As courts in Chile still deal with the ruthlessness of the military dictatorship that controlled the country from the 1970s to the 1990s, the sacrifices of those who fought against it are coming to light as well. The Chilean Building engrossingly goes past testimony of terror, prison, torture, and kidnapping to reveal how the dedicated followers of deposed Socialist President Salvador Allende worked equally hard to protect their children by creating a utopian home away from home where their children could grow up safe and socialist.
Director Macarena Aguiló knows their story first hand because her parents were activists in the Revolutionary Left Movement (MIR), and she was sent abroad in an unusual exile, first to France, then to Cuba. She interviews her parents and their cohorts about the difficult decision they made in service to the larger cause of political organizing.

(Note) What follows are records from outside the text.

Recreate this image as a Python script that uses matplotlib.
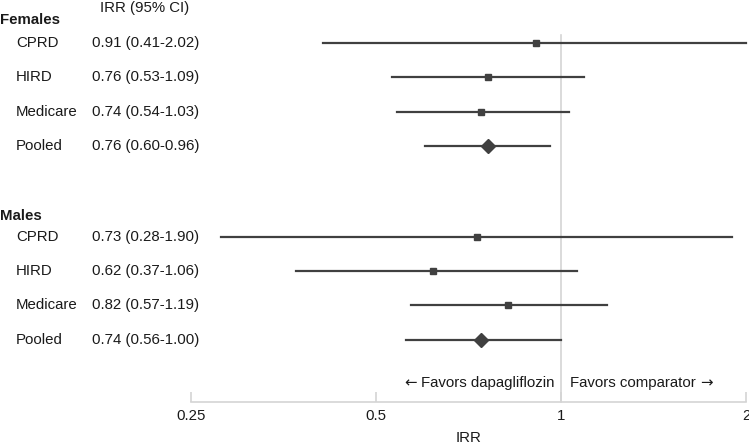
import numpy as np
import matplotlib
matplotlib.use("Agg")
import matplotlib.pyplot as plt
from matplotlib.transforms import blended_transform_factory, offset_copy

plt.rcParams['font.family'] = ['Liberation Sans', 'DejaVu Sans']

# data
groups = ["Females", "Males"]
sources = ["CPRD", "HIRD", "Medicare", "Pooled"]
female_irr = [0.91, 0.76, 0.74, 0.76]
female_lo = [0.41, 0.53, 0.54, 0.60]
female_hi = [2.02, 1.09, 1.03, 0.96]
male_irr = [0.73, 0.62, 0.82, 0.74]
male_lo = [0.28, 0.37, 0.57, 0.56]
male_hi = [1.90, 1.06, 1.19, 1.00]
xticks = [0.25, 0.5, 1, 2]
xticklabels = ["0.25", "0.5", "1", "2"]

dark = "#404040"
txt = "#1a1a1a"
grid = "#d4d4d4"
fs = 10.8

fig = plt.figure(figsize=(7.49, 4.46), dpi=100)
ax = fig.add_axes([191 / 749, 1 - 402 / 446, 555 / 749, 402 / 446])
ax.set_xscale("log")
ax.set_xlim(0.25, 2)
ax.set_ylim(11.47, -0.254)

row_sets = [[1, 2, 3, 4], [6.65, 7.65, 8.65, 9.65]]
header_y = [0.33, 6.04]
series = [(female_irr, female_lo, female_hi), (male_irr, male_lo, male_hi)]

tr = blended_transform_factory(fig.transFigure, ax.transData)
ax.text(100 / 749, -0.02, "IRR (95% CI)", transform=tr, fontsize=fs, color=txt,
        va="center", ha="left")

for g, rows, hy, (irr, lo, hi) in zip(groups, row_sets, header_y, series):
    ax.text(0.0, hy, g, transform=tr, fontsize=fs, fontweight="bold", color=txt,
            va="center", ha="left")
    for y, name, e, l, h in zip(rows, sources, irr, lo, hi):
        ax.plot([l, min(h, 2)], [y, y], color=dark, lw=1.6, clip_on=False, zorder=3)
        if name == "Pooled":
            ax.plot(e, y, marker="D", ms=7, color=dark, zorder=4)
        else:
            ax.plot(e, y, marker="s", ms=5, color=dark, zorder=4)
        ax.text(16 / 749, y, name, transform=tr, fontsize=fs, color=txt,
                va="center", ha="left")
        ax.text(92 / 749, y, "%.2f (%.2f-%.2f)" % (e, l, h), transform=tr,
                fontsize=fs, color=txt, va="center", ha="left")

# reference line at 1
ax.plot([1, 1], [0.77, 11.47], color=grid, lw=1.2, zorder=1, clip_on=False)

# favors labels, arrows in DejaVu (wider glyph)
t_left = ax.text(0.975, 10.91, "Favors dapagliflozin", fontsize=fs, color=txt,
                 ha="right", va="center")
t_right = ax.text(1.035, 10.91, "Favors comparator", fontsize=fs, color=txt,
                  ha="left", va="center")
fig.canvas.draw()
r = fig.canvas.get_renderer()
wl = t_left.get_window_extent(r).width * 72 / fig.dpi
wr = t_right.get_window_extent(r).width * 72 / fig.dpi
ax.text(0.975, 10.91, "\u2190", fontsize=fs, color=txt, ha="right", va="center",
        family=["DejaVu Sans"],
        transform=offset_copy(ax.transData, fig=fig, x=-wl - 3, y=0, units="points"))
ax.text(1.035, 10.91, "\u2192", fontsize=fs, color=txt, ha="left", va="center",
        family=["DejaVu Sans"],
        transform=offset_copy(ax.transData, fig=fig, x=wr + 3, y=0, units="points"))

for s in ["top", "right", "left"]:
    ax.spines[s].set_visible(False)
ax.spines["bottom"].set_color(grid)
ax.spines["bottom"].set_linewidth(1.2)
ax.set_yticks([])
ax.set_xticks(xticks)
ax.set_xticklabels(xticklabels)
ax.xaxis.set_minor_locator(matplotlib.ticker.NullLocator())
ax.tick_params(axis="x", direction="in", length=7, width=1.2, color=grid,
               labelsize=fs, labelcolor=txt, pad=5)
ax.set_xlabel("IRR", fontsize=fs, color=txt, labelpad=6)

fig.savefig("out.png", dpi=100)
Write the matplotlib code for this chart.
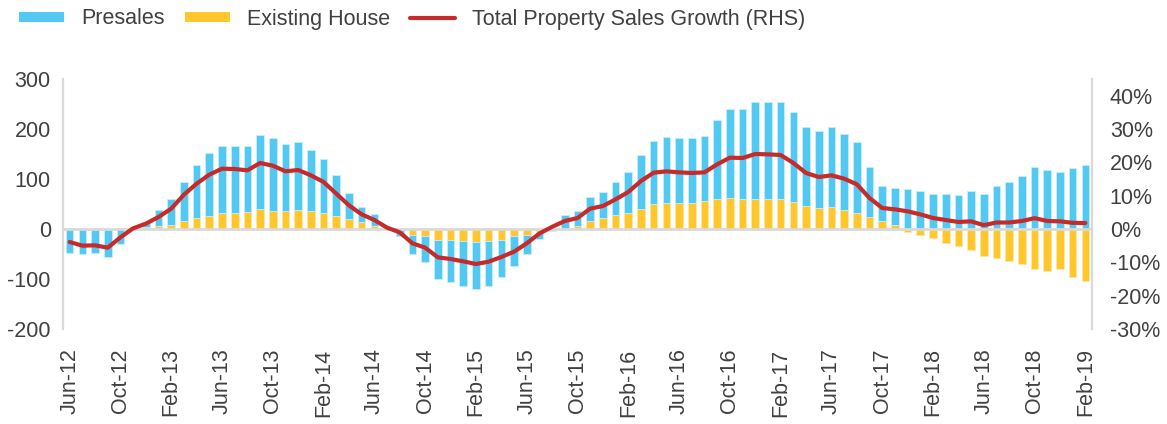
import numpy as np
import matplotlib
matplotlib.use("Agg")
import matplotlib.pyplot as plt
from matplotlib.patches import Patch
from matplotlib.lines import Line2D
from matplotlib.ticker import PercentFormatter, FixedLocator

plt.rcParams['axes.unicode_minus'] = False
plt.rcParams['font.family'] = ['Liberation Sans', 'DejaVu Sans']

# ---- data (monthly, Jun-12 .. Feb-19) ----
presales = [-48, -50, -48, -56, -31, -3, 10, 33, 52, 78,
            106, 126, 134, 134, 131, 147, 145, 134, 135, 121,
            107, 82, 53, 31, 23, -2, -12, -39, -52, -78,
            -84, -90, -95, -90, -74, -59, -39, -14, -2, 25,
            30, 47, 51, 66, 81, 108, 127, 132, 129, 129,
            130, 159, 177, 179, 194, 195, 195, 179, 158, 154,
            160, 151, 141, 101, 70, 75, 80, 75, 70, 70,
            67, 75, 70, 85, 93, 106, 124, 118, 113, 122,
            127]
existing = [0, 0, 0, 0, 2, 3, 3, 5, 8, 16,
            21, 26, 32, 32, 34, 40, 36, 36, 38, 36,
            32, 26, 19, 13, 6, -1, -2, -12, -14, -22,
            -22, -24, -26, -24, -22, -15, -12, -6, -3, 2,
            6, 16, 22, 27, 32, 39, 49, 51, 52, 52,
            55, 59, 62, 60, 60, 59, 59, 54, 46, 41,
            43, 38, 32, 23, 15, 7, -7, -12, -19, -28,
            -35, -42, -55, -58, -64, -71, -80, -84, -81, -97,
            -104]
growth_pct = [-3.9, -5.0, -4.9, -5.6, -2.5, 0.2, 1.6, 3.6, 6.1, 10.3,
              13.6, 16.3, 18.1, 18.0, 17.6, 19.8, 19.0, 17.3, 17.7, 16.1,
              14.1, 10.6, 7.1, 4.4, 2.7, 0.4, -1.0, -4.3, -5.6, -8.5,
              -9.0, -9.7, -10.5, -9.8, -8.4, -6.8, -4.3, -1.35, 0.65, 2.4,
              3.3, 6.1, 6.9, 8.9, 11.1, 14.4, 16.9, 17.3, 17.0, 16.8,
              17.0, 19.4, 21.4, 21.3, 22.5, 22.4, 22.2, 19.8, 16.8, 15.6,
              16.1, 15.1, 13.4, 9.3, 6.3, 5.9, 5.3, 4.4, 3.3, 2.7,
              2.1, 2.3, 1.15, 1.95, 1.95, 2.4, 3.25, 2.4, 2.3, 1.85,
              1.8]
tick_labels = ["Jun-12", "Oct-12", "Feb-13", "Jun-13", "Oct-13", "Feb-14",
               "Jun-14", "Oct-14", "Feb-15", "Jun-15", "Oct-15", "Feb-16",
               "Jun-16", "Oct-16", "Feb-17", "Jun-17", "Oct-17", "Feb-18",
               "Jun-18", "Oct-18", "Feb-19"]
left_ticks = [-200, -100, 0, 100, 200, 300]
right_ticks = [-0.3, -0.2, -0.1, 0.0, 0.1, 0.2, 0.3, 0.4]

# ---- styling ----
BLUE = '#52C9F2'
YELLOW = '#FFC72C'
RED = '#C62A2A'
GRID = '#D9D9D9'
TXT = '#404040'
FS = 15.5

W, H = 1167, 424
fig = plt.figure(figsize=(W / 100, H / 100), dpi=100)
ax1 = fig.add_axes([63.3 / W, 1 - 329 / H, (1091.7 - 63.3) / W, 250 / H])
ax2 = ax1.twinx()

p = np.array(presales, dtype=float)
e = np.array(existing, dtype=float)
g = np.array(growth_pct, dtype=float) / 100.0
x = np.arange(len(p))

blue_bottom = np.where(p * e > 0, e, 0.0)
ax1.bar(x, e, width=0.6, color=YELLOW, edgecolor='#FFE8A6', linewidth=0.6, zorder=2)
ax1.bar(x, p, bottom=blue_bottom, width=0.6, color=BLUE, edgecolor='#C9EEFB',
        linewidth=0.6, zorder=2)
ax1.axhline(0, color=GRID, linewidth=2.0, zorder=3)

ax2.plot(x, g, color=RED, linewidth=3.0, solid_capstyle='round',
         solid_joinstyle='round', zorder=4)

ax1.set_xlim(-0.5, len(p) - 0.5)
ax1.set_ylim(-200, 300)
ax2.set_ylim(-0.30, 0.45)
ax1.yaxis.set_major_locator(FixedLocator(left_ticks))
ax2.yaxis.set_major_locator(FixedLocator(right_ticks))
ax2.yaxis.set_major_formatter(PercentFormatter(xmax=1, decimals=0))

ax1.set_xticks(np.arange(0, len(p), 4))
ax1.set_xticklabels(tick_labels, rotation=90, va='top', ha='center')

for ax in (ax1, ax2):
    for s in ax.spines.values():
        s.set_visible(False)
ax1.spines['left'].set_visible(True)
ax1.spines['left'].set_color(GRID)
ax1.spines['left'].set_linewidth(1.6)
ax2.spines['right'].set_visible(True)
ax2.spines['right'].set_color(GRID)
ax2.spines['right'].set_linewidth(1.6)

ax1.tick_params(axis='y', length=0, pad=9, labelsize=FS, labelcolor=TXT)
ax2.tick_params(axis='y', length=0, pad=13, labelsize=FS, labelcolor=TXT)
ax1.tick_params(axis='x', length=0, pad=14, labelsize=FS, labelcolor=TXT)

ax1.set_zorder(1)
ax2.set_zorder(2)
ax1.patch.set_visible(False)
ax2.patch.set_visible(False)

handles = [Patch(facecolor=BLUE, edgecolor='none', label='Presales'),
           Patch(facecolor=YELLOW, edgecolor='none', label='Existing House'),
           Line2D([0], [0], color=RED, linewidth=3.0, solid_capstyle='round',
                  label='Total Property Sales Growth (RHS)')]
leg = fig.legend(handles=handles, loc='center left',
                 bbox_to_anchor=(19 / W, 1 - 19 / H), ncol=3, frameon=False,
                 borderpad=0, borderaxespad=0, handlelength=2.08,
                 handleheight=0.37, handletextpad=0.79, columnspacing=0.95,
                 prop={'family': 'Liberation Sans', 'size': FS})
for t in leg.get_texts():
    t.set_color(TXT)

fig.savefig('out.png', dpi=100)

The children ranged from toddlers to preteens; the director says that she was one of the oldest. She talks to several of the “social siblings” she lived with and the activists who chose to best serve the cause as “social parents” in what they called Project Home.
With funds from supporters in Belgium, 20 adults and 60 children first moved into an old school building outside Paris in 1976, where the kids bunked in dorms and freely roamed a backyard woods. In what seemed like a year-round summer camp, including required letter writing to their parents, their sense of a “magical place” eased the loss of family they were already beginning to forget.
The whole group flew to Havana more than a year later, occupying an apartment building that had earlier been a refuge for Uruguayan exiles. Their neighbors still call it “the Chilean building” and bemusedly recall the unusual sight of male child caregivers: “Your men worked around the house—we envied that!” (And there’s a photo of a man holding a baby bottle to prove it.) Ironically, the comrades organized the kids like soldiers with a regimented schedule for house cleaning, weeding, and carpentry, though one of the “mothers” adds the perspective of the free love atmosphere among the adults when she moves into a guy’s room.
The former “social siblings,” now adults, unbox their diaries and stacks of well-thumbed correspondence that the movement went to great lengths to facilitate to keep the bonds of communication open. Letters were addressed in coded names, laboriously microfilmed, smuggled out of Chile, copied, and hand delivered. The former exiles still grapple with the years of distance, including some discovering much later that they had new siblings back home. However, the home’s emphasis on trying to maintain family ties is striking. Tearful biological parents, including the director’s father, speak for the first time about the years of separation: “You can only rebuild so much. You’ll always be empty.”
Their guardians encouraged the children to express their feelings through the arts. Crediting this nurturing of his talent, Néstor Pérez turns these drawings into lovely animation that capture the children’s eye view of their environment and give the film additional visual variety. His images become particularly poignant, imaginatively illustrating when the caregivers had to tell a child “They killed your daddy.” The whole building seems to cry in the tropical rain.
The youth were happily oblivious that their home schooling lacked academic subjects, like math, until they took placement tests at Cuban schools. Once they started spending their weekdays at a boarding school, their relationship attenuated with their “social parents,” who suffered from acute empty nest syndrome and lack of purpose, an alienation they all now seem to regret. In addition to a lack of clear identification of all the interviewees, their apparent isolation or separation from Cuban society, politics or culture is not explained. Smuggled video tapes were evidently their only source of news about the continuing dire events back home.
While there is much that is similar in the pattern of this story as has been seen in documentaries or based-on-real-lives features about children who grew up in communal environments (on a kibbutz, in wartime hiding, or in hippie squats), these participants thoughtfully and in highly personal terms debate the choices they made. Aguiló’s film is a heartfelt tribute to their commitment.